Eksklusivisme juga menabur benih-benih perselisihan dan pertikaian. Kecenderungan meliyankan memperkuat kesadaran eksklusif, namun efeknya mempersempit ruang kebersamaan. Ruang kebersamaan yang menyempit menjadi lahan subur bagi benih-benih konflik. Tetapi, menyadari keragaman memperluas ruang kebersamaan. Keunikan dihayati bukan untuk menjadi semakin eksklusif, tetapi untuk menerima orang lain kendati berbeda.

Perbedaan tidak dilihat dengan "kaca pembesar", tetapi menjadi motivasi untuk saling memahami. Daripada menjadi unsur pemecah, keragaman memotivasi orang untuk belajar mendengar dari orang lain yang berbeda. Bersatu dalam keragaman tidak mustahil. Betapa indahnya keragaman ketika dimaknai secara positif. Rasa saling percaya meningkat. Lebih daripada sebuah situasi tanpa konflik, kerukunan adalah buah interaksi sosial yang tulus dan autentik. Itulah modal sosial menuju masyarakat bermartabat dan sejahtera.

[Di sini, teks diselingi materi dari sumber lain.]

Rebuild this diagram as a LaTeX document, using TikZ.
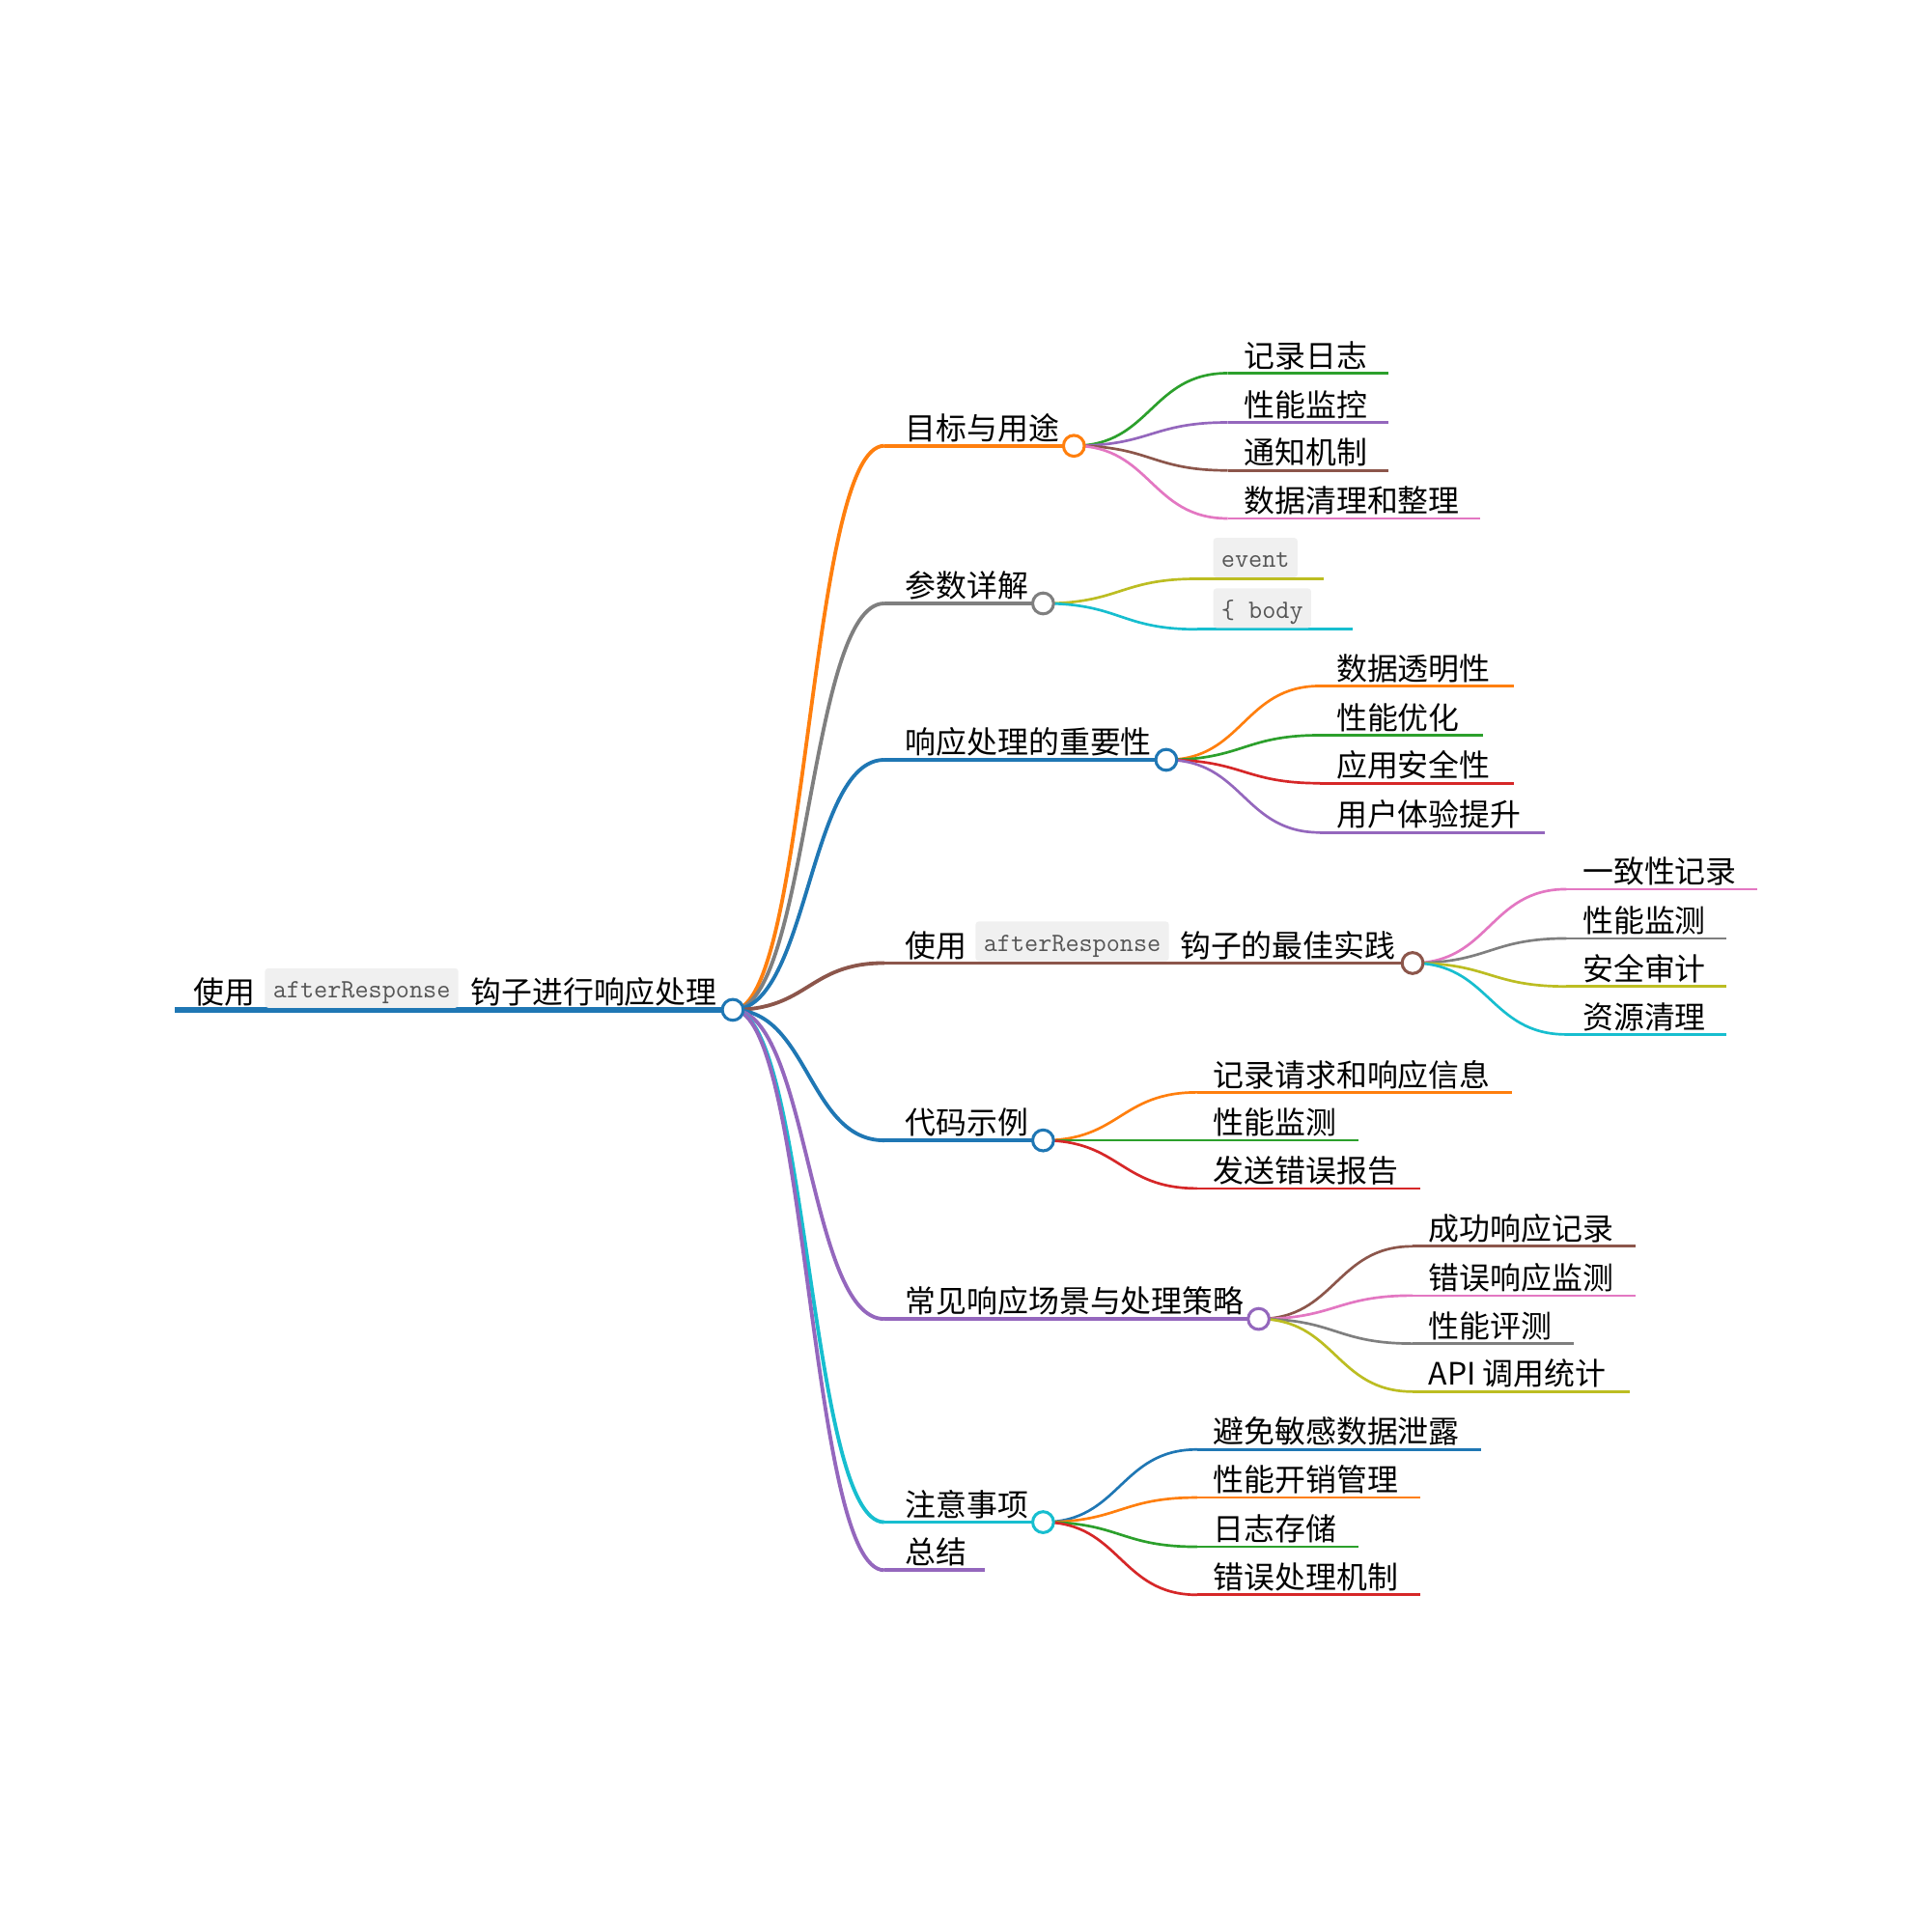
\documentclass[tikz,border=0pt]{standalone}
\usepackage{fontspec}
\newfontfamily\cjk{Noto Sans CJK SC}
\usetikzlibrary{calc}
\definecolor{cBlue}{HTML}{1F77B4}
\definecolor{cOrange}{HTML}{FF7F0E}
\definecolor{cGreen}{HTML}{2CA02C}
\definecolor{cRed}{HTML}{D62728}
\definecolor{cPurple}{HTML}{9467BD}
\definecolor{cBrown}{HTML}{8C564B}
\definecolor{cPink}{HTML}{E377C2}
\definecolor{cGray}{HTML}{7F7F7F}
\definecolor{cOlive}{HTML}{BCBD22}
\definecolor{cCyan}{HTML}{17BECF}
\definecolor{codebg}{HTML}{F0F0F0}
\definecolor{codetext}{HTML}{555555}
\tikzset{
  lbl/.style={anchor=base west, inner sep=0pt, text=black, font=\cjk\fontsize{25}{30}\selectfont},
  codebox/.style={anchor=south west, inner xsep=6.5pt, inner ysep=0pt, minimum height=32pt,
    text height=20pt, text depth=4pt,
    fill=codebg, rounded corners=2.5pt, text=codetext, font=\ttfamily\fontsize{21.5}{24}\selectfont},
  knob/.style={circle, draw, fill=white, line width=2.4pt, minimum size=17pt, inner sep=0pt},
}
\newcommand\mmlink[4]{\draw[#1,line width=#2] let \p1=(#3), \p2=(#4) in
  (\p1) .. controls ({(\x1+\x2)/2},\y1) and ({(\x1+\x2)/2},\y2) .. (\p2);}
% level-1 node: name, color, y, circle x, text
\newcommand\mmmid[5]{%
  \coordinate (#1s) at (718,#3);
  \coordinate (#1p) at (#4,#3);
  \mmlink{#2}{3pt}{rp}{#1s}
  \draw[#2,line width=3pt] (#1s) -- (#1p);
  \node[lbl] (#1t) at (735,#3-5) {#5};
}
% leaf: name, parent coord, color, y, start x, end x, text
\newcommand\mmleaf[7]{%
  \coordinate (#1s) at (#5,#4);
  \coordinate (#1e) at (#6,#4);
  \mmlink{#3}{2.1pt}{#2}{#1s}
  \draw[#3,line width=2.1pt] (#1s) -- (#1e);
  \node[lbl] (#1t) at (#5+13,#4-5) {#7};
}
\begin{document}
\begin{tikzpicture}[x=1pt,y=-1pt]
\fill[white] (0,0) rectangle (1568,1568);
\useasboundingbox (0,0) rectangle (1568,1568);

% root
\coordinate (rs) at (142,820);
\coordinate (rp) at (595,820);

% level 1
\mmmid{a}{cOrange}{362}{872}{目标与用途}
\mmmid{b}{cGray}{490}{847}{参数详解}
\mmmid{c}{cBlue}{617}{947}{响应处理的重要性}
% d : best practice (with code)
\coordinate (ds) at (718,782);
\coordinate (dp) at (1147,782);
\mmlink{cBrown}{3pt}{rp}{ds}
\draw[cBrown,line width=3pt] (ds) -- (dp);
\node[lbl] (dt1) at (735,777) {使用};
\node[codebox] (dt2) at (792,780.5) {afterResponse};
\node[lbl] (dt3) at (958,777) {钩子的最佳实践};
\mmmid{e}{cBlue}{926}{847}{代码示例}
\mmmid{f}{cPurple}{1071}{1022}{常见响应场景与处理策略}
\mmmid{g}{cCyan}{1236}{847}{注意事项}
% h : summary (no children)
\coordinate (hs) at (718,1275);
\coordinate (he) at (800,1275);
\mmlink{cPurple}{3pt}{rp}{hs}
\draw[cPurple,line width=3pt] (hs) -- (he);
\node[lbl] (ht) at (735,1270) {总结};

% root line and text
\draw[cBlue,line width=5pt] (rs) -- (rp);
\node[lbl] (rt1) at (157,815) {使用};
\node[codebox] (rt2) at (215,818.5) {afterResponse};
\node[lbl] (rt3) at (382,815) {钩子进行响应处理};

% children of a
\mmleaf{a1}{ap}{cGreen}{303}{997}{1127}{记录日志}
\mmleaf{a2}{ap}{cPurple}{343}{997}{1127}{性能监控}
\mmleaf{a3}{ap}{cBrown}{382}{997}{1127}{通知机制}
\mmleaf{a4}{ap}{cPink}{421}{997}{1202}{数据清理和整理}

% children of b (code)
\coordinate (b1s) at (972,470);
\coordinate (b1e) at (1075,470);
\mmlink{cOlive}{2.1pt}{bp}{b1s}
\draw[cOlive,line width=2.1pt] (b1s) -- (b1e);
\node[codebox] (b1t) at (985,469) {event};
\coordinate (b2s) at (972,511);
\coordinate (b2e) at (1098,511);
\mmlink{cCyan}{2.1pt}{bp}{b2s}
\draw[cCyan,line width=2.1pt] (b2s) -- (b2e);
\node[codebox] (b2t) at (985,510) {\{ body};

% children of c
\mmleaf{c1}{cp}{cOrange}{557}{1072}{1229}{数据透明性}
\mmleaf{c2}{cp}{cGreen}{597}{1072}{1204}{性能优化}
\mmleaf{c3}{cp}{cRed}{636}{1072}{1229}{应用安全性}
\mmleaf{c4}{cp}{cPurple}{676}{1072}{1254}{用户体验提升}

% children of d
\mmleaf{d1}{dp}{cPink}{722}{1272}{1427}{一致性记录}
\mmleaf{d2}{dp}{cGray}{762}{1272}{1402}{性能监测}
\mmleaf{d3}{dp}{cOlive}{801}{1272}{1402}{安全审计}
\mmleaf{d4}{dp}{cCyan}{840}{1272}{1402}{资源清理}

% children of e
\mmleaf{e1}{ep}{cOrange}{887}{972}{1228}{记录请求和响应信息}
\mmleaf{e2}{ep}{cGreen}{926}{972}{1103}{性能监测}
\mmleaf{e3}{ep}{cRed}{965}{972}{1153}{发送错误报告}

% children of f
\mmleaf{f1}{fp}{cBrown}{1012}{1147}{1328}{成功响应记录}
\mmleaf{f2}{fp}{cPink}{1052}{1147}{1328}{错误响应监测}
\mmleaf{f3}{fp}{cGray}{1091}{1147}{1278}{性能评测}
\mmleaf{f4}{fp}{cOlive}{1130}{1147}{1323}{API 调用统计}

% children of g
\mmleaf{g1}{gp}{cBlue}{1177}{972}{1203}{避免敏感数据泄露}
\mmleaf{g2}{gp}{cOrange}{1216}{972}{1153}{性能开销管理}
\mmleaf{g3}{gp}{cGreen}{1256}{972}{1103}{日志存储}
\mmleaf{g4}{gp}{cRed}{1295}{972}{1153}{错误处理机制}

% knobs
\node[knob,draw=cBlue] (rk) at (rp) {};
\node[knob,draw=cOrange] (ak) at (ap) {};
\node[knob,draw=cGray] (bk) at (bp) {};
\node[knob,draw=cBlue] (ck) at (cp) {};
\node[knob,draw=cBrown] (dk) at (dp) {};
\node[knob,draw=cBlue] (ek) at (ep) {};
\node[knob,draw=cPurple] (fk) at (fp) {};
\node[knob,draw=cCyan] (gk) at (gp) {};
\end{tikzpicture}
\end{document}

Natal pertama bersifat inklusif. Orang-orang yang berkumpul di sekitar kelahiran Yesus Kristus berasal dari kaum berstatus sosial rendah dan berbeda agama. Pada masa itu, gembala direndahkan karena terlalu sederhana, sehingga mereka dilarang memberi kesaksian di pengdilan. Sebaliknya, orang Majus termasuk kaum terdidik namun tidak beragama Yahudi dan karenanya tergolong kafir. Mereka datang dari sebelah timur (Arab, Mesopotamia, atau wilayah-wilayah lain yang lebih jauh). Sebagai orang pintar, hikmat mereka di atas orang biasa. Hikmat itu diperoleh di antaranya lewat kemampuan mereka mempelajari bintang-bintang di langit (astrologi). Demikianlah, gembala dan orang Majus menjadi saksi kelahiran Juruselamat. Natal pertama merayakan keragaman.(Bahana, Desember 2005; Merayakan Hidup dalam Keberagaman, Penerbit Andi, 2007).